BWH’s V-Day Event on Human Trafficking Enlightens, Inspires

From left: Ellen Golden, Hanni Stoklosa and Jasmine Grace Marino
Though it may seem like a faraway issue, human trafficking—defined as the recruitment, acquisition, harboring or transporting of adults or children by improper means such as force, fraud or deception, with the aim of exploiting them for profit—happens here in the U.S., including in Boston.
On Feb. 12, BWH hosted an event in honor of V-Day, a global movement dedicated to ending violence against women and girls. The BWH event featured a compelling presentation by a survivor of human trafficking, followed by a panel discussion of how trauma-informed care can better identify and heal survivors of violence and human trafficking. Of the 21 million victims of human trafficking around the world, up to 88 percent report having interacted with a health care provider during the time they were being trafficked.
Survivor and advocate Jasmine Grace Marino was once one of these victims. During the five years when she was being trafficked, Marino had many appointments with her primary care physician at another hospital, but the physician never noticed the signs or the danger she was in, which included brainwashing, violence and the threat of violence by her trafficker.
“Human trafficking is hidden in plain sight,” said Marino, who, at 19 years old, first met the man who would become her trafficker. He paid her attention and treated her like a girlfriend at first, said Marino, who had experienced sexual violence in the past. “We were both coming out of a broken system.”
Marino has since founded a nonprofit called Bags of Hope, which provides basic needs and resources to women who are victims of trafficking.
“Human trafficking victims present in many clinical settings, including emergency medicine, OB/GYN, psychiatry, and primary and urgent care,” said panelist Hanni Stoklosa, MD, MPH, an attending physician in the Department of Emergency Medicine and a member of the Division of Women’s Health. “Health systems need to develop frameworks to better care for this highly vulnerable population.”
Annie Lewis-O’Connor, PhD, NP, founder and director of the BWH Coordinated Approach to Recovery and Empowerment (C.A.R.E.) Clinic, highlighted the importance of trauma-informed care—an approach to patient care that recognizes the presence of trauma symptoms in patients and acknowledges the role that trauma has played in their lives.
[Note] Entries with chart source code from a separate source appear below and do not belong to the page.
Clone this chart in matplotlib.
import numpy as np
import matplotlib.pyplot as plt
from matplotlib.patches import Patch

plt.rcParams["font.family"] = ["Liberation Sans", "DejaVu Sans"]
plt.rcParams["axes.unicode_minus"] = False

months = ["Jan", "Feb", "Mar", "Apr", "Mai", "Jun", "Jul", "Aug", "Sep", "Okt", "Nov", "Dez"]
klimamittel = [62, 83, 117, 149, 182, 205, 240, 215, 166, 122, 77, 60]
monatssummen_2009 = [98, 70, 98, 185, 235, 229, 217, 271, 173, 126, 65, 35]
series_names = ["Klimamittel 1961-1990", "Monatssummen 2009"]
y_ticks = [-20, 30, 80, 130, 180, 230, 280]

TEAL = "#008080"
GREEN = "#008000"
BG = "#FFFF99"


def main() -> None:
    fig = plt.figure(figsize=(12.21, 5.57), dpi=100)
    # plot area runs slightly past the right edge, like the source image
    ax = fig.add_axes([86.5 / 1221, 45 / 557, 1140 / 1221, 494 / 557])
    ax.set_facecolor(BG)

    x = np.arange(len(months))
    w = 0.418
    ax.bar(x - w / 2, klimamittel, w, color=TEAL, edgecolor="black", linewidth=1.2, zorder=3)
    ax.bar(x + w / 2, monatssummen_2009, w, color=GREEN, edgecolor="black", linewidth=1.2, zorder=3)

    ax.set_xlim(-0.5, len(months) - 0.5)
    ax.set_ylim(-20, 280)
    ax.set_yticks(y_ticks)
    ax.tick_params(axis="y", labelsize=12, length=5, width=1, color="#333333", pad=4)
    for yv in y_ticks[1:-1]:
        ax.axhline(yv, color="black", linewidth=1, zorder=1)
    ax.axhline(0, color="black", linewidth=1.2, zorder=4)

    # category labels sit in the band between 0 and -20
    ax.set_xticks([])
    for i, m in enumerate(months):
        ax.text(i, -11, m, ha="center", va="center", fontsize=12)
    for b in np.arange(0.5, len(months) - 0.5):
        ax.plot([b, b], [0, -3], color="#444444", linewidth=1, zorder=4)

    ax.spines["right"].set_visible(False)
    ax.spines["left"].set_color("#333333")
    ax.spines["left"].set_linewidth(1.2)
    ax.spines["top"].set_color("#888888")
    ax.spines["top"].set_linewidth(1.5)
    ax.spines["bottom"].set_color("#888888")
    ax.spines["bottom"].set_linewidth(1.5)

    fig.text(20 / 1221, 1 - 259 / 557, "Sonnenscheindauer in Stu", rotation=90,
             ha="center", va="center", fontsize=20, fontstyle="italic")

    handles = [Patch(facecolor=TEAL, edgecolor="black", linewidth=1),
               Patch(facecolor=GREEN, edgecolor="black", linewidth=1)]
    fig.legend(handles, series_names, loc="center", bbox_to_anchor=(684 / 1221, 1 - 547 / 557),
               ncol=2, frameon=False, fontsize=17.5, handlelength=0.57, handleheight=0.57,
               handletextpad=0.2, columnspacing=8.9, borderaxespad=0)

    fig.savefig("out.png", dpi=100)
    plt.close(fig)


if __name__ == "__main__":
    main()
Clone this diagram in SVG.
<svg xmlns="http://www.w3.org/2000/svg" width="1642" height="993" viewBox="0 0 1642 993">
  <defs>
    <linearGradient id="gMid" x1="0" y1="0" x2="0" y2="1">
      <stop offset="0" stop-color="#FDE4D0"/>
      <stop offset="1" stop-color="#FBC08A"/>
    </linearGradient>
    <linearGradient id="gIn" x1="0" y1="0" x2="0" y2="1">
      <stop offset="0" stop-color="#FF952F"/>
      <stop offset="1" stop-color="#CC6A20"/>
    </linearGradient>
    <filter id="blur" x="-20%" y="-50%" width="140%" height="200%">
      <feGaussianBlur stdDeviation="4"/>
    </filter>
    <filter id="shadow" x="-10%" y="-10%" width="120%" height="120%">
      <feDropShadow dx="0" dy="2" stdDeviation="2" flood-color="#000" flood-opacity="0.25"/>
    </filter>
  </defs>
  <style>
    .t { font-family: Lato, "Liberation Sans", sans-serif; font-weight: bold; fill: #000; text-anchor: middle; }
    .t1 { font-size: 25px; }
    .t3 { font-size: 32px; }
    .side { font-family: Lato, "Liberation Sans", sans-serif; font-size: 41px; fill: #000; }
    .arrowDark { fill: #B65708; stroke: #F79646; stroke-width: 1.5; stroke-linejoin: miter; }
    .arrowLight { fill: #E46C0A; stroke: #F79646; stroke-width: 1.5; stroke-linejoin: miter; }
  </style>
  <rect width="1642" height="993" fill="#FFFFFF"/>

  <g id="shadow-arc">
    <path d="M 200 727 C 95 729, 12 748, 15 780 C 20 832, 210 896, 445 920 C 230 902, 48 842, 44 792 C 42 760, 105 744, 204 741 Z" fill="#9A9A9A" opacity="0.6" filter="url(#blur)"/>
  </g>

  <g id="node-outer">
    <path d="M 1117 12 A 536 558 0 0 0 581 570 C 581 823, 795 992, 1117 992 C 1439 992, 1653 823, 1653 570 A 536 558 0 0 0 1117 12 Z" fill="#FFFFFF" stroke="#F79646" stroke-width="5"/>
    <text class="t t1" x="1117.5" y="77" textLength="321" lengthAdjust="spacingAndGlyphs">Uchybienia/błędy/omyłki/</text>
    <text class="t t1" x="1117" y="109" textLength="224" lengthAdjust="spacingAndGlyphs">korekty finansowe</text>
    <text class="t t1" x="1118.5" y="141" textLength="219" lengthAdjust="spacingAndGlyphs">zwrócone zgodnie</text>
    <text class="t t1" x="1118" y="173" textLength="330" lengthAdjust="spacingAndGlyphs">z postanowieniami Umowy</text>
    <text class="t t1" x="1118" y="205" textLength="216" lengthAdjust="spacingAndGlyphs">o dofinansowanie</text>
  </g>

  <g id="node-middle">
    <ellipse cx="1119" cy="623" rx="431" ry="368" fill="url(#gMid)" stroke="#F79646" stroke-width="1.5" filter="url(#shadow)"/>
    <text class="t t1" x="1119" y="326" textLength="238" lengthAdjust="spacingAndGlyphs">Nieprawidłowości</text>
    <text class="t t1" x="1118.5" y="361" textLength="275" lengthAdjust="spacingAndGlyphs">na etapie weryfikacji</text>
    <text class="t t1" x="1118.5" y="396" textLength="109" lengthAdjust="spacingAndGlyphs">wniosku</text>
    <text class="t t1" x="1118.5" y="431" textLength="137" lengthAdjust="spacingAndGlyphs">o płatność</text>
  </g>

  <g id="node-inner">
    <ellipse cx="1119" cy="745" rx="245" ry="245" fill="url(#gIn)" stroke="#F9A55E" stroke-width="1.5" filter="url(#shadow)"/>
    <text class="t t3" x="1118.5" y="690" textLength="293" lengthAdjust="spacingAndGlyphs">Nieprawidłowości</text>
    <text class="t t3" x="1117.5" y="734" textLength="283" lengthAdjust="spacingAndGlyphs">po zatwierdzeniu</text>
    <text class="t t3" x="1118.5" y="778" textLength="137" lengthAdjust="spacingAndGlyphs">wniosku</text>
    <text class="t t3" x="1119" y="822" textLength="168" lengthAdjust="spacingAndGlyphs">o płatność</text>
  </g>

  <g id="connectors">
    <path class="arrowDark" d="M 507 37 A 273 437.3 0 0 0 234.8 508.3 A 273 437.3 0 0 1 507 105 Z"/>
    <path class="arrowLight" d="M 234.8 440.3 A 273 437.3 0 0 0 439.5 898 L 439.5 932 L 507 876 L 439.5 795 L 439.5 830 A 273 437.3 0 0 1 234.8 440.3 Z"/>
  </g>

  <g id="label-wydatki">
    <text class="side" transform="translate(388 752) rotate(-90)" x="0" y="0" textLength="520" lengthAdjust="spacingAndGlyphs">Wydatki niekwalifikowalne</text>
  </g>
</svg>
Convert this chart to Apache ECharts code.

She also shared some of the new approaches she and her C.A.R.E. Clinic staff are using to engage patients in their care, such as texting patients to check in on them between appointments.
“Each visit with a patient is an opportunity to act in a trauma-informed way,” said panelist Eve Rittenberg, MD, medical director for Primary Care at the Fish Center for Women’s Health. “That patient-clinician relationship is at the core of what patient care should be.”
Ellen Golden, MSW, LICSW, Emergency Department lead social worker, also lent her expertise to the panel, which was moderated by Paula Johnson, MD, MPH, executive director of the Connors Center for Women’s Health and Gender Biology and chief of the Division of Women’s Health.